**Entries supplied**
- - - - - - -

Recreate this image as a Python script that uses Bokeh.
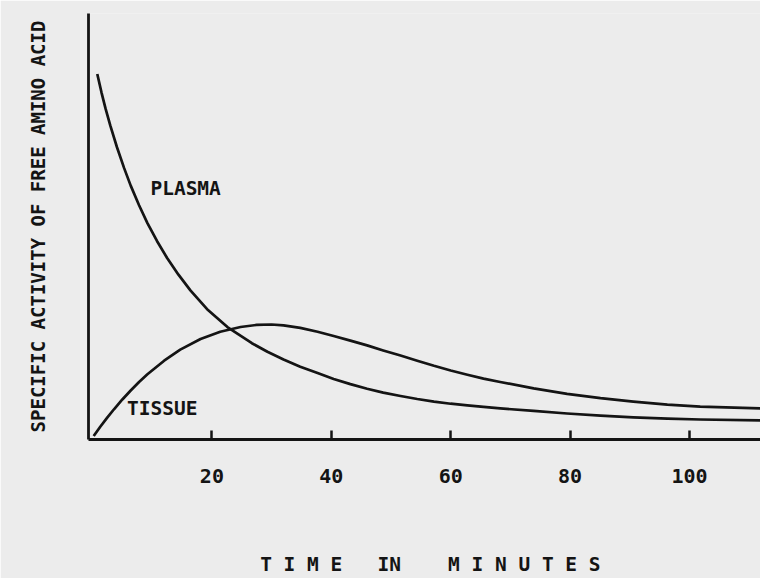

- - - - - - -

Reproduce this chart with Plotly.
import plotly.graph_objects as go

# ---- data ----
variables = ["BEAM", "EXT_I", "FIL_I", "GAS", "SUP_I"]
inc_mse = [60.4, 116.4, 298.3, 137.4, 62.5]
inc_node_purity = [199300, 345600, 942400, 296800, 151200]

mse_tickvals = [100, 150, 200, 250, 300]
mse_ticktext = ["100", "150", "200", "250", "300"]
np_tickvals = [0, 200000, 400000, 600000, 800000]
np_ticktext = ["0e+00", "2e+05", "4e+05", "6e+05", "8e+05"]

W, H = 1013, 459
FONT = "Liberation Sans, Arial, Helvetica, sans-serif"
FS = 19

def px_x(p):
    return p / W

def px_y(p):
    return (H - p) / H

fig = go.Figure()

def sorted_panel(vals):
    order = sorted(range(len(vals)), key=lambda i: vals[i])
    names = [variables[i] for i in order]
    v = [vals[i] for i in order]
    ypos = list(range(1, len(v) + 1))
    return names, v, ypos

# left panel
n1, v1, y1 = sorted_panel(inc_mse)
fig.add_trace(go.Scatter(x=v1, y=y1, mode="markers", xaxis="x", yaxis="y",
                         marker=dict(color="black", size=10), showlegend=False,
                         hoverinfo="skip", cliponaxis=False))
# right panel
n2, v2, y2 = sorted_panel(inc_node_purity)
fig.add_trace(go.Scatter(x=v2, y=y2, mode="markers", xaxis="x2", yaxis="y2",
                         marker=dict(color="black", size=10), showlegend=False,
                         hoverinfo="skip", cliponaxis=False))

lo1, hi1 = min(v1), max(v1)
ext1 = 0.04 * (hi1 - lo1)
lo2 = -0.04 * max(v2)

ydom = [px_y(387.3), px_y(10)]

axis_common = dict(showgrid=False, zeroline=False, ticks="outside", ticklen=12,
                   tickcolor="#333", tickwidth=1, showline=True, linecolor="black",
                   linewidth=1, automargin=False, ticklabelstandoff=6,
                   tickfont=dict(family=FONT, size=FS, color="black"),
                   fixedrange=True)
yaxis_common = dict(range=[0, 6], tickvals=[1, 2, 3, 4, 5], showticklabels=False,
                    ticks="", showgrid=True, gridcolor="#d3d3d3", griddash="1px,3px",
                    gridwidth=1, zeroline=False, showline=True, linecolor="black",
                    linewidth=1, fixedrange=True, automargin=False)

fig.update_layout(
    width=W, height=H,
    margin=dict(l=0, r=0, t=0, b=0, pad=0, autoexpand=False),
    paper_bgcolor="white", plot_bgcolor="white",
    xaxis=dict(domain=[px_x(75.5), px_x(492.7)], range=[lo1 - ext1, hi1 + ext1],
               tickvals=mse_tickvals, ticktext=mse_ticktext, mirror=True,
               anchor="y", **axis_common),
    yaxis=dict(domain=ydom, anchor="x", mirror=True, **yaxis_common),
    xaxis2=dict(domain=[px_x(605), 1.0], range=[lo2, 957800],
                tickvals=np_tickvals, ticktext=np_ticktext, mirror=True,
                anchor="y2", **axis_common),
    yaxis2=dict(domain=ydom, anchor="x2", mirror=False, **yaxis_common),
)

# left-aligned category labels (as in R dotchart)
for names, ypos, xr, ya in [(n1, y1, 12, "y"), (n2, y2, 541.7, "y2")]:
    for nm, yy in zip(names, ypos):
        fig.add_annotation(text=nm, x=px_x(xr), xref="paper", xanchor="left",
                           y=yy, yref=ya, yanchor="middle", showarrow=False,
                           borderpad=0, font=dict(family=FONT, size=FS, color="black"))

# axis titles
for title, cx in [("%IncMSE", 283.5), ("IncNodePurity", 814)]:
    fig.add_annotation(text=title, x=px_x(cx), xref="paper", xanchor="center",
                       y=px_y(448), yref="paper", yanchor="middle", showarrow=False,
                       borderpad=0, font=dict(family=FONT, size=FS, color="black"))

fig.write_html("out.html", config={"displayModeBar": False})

- - - - - - -

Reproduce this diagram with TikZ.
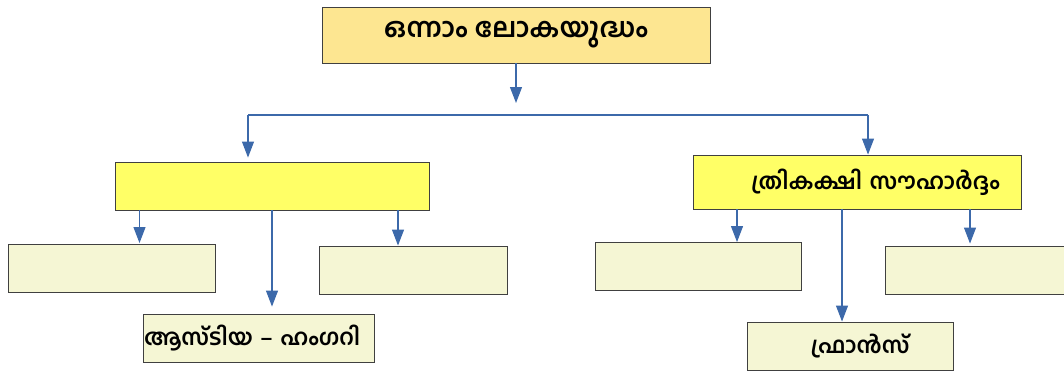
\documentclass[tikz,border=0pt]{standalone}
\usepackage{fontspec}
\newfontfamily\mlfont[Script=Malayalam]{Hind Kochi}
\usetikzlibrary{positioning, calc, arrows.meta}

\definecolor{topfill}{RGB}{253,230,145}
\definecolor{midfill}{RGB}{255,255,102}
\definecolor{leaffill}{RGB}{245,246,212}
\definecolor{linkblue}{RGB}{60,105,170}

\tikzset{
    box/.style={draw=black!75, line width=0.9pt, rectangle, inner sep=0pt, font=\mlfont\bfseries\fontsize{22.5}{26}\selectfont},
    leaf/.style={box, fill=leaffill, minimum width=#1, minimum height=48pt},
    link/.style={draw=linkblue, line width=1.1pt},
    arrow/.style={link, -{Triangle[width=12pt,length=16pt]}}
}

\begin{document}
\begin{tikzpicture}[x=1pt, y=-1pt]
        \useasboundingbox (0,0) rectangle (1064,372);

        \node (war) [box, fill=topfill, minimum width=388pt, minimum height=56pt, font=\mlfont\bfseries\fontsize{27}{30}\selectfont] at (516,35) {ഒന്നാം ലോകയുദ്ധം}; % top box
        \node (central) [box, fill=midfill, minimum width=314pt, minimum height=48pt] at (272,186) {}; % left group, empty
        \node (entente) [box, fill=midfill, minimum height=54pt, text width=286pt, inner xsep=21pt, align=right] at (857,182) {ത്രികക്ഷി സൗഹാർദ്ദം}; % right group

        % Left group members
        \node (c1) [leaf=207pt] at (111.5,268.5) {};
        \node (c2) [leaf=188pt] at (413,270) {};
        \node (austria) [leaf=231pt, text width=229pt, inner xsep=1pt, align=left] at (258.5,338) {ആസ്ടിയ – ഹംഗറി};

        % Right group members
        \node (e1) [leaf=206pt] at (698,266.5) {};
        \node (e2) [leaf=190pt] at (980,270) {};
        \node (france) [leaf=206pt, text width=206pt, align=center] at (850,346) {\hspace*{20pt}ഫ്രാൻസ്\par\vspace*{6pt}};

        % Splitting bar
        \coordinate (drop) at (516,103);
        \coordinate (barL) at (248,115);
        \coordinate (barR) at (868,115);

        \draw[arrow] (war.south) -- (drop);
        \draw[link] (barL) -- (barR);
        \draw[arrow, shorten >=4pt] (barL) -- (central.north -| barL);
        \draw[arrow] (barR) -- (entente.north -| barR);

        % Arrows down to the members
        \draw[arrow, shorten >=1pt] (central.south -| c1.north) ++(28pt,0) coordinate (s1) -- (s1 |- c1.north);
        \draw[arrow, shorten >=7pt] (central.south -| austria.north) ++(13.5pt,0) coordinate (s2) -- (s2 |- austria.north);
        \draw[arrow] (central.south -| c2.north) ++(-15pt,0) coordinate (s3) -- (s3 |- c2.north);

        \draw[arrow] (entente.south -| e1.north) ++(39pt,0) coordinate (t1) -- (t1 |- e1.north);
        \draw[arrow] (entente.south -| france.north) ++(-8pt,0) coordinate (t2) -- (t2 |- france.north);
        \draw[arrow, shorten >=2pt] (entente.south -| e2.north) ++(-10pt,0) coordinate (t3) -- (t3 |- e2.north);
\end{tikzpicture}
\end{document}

- - - - - - -

**Given instruction**
Search the entries for the word "this" and pick out every line that holds it.

**Task result**
Recreate this image as a Python script that uses Bokeh.
Reproduce this chart with Plotly.
Reproduce this diagram with TikZ.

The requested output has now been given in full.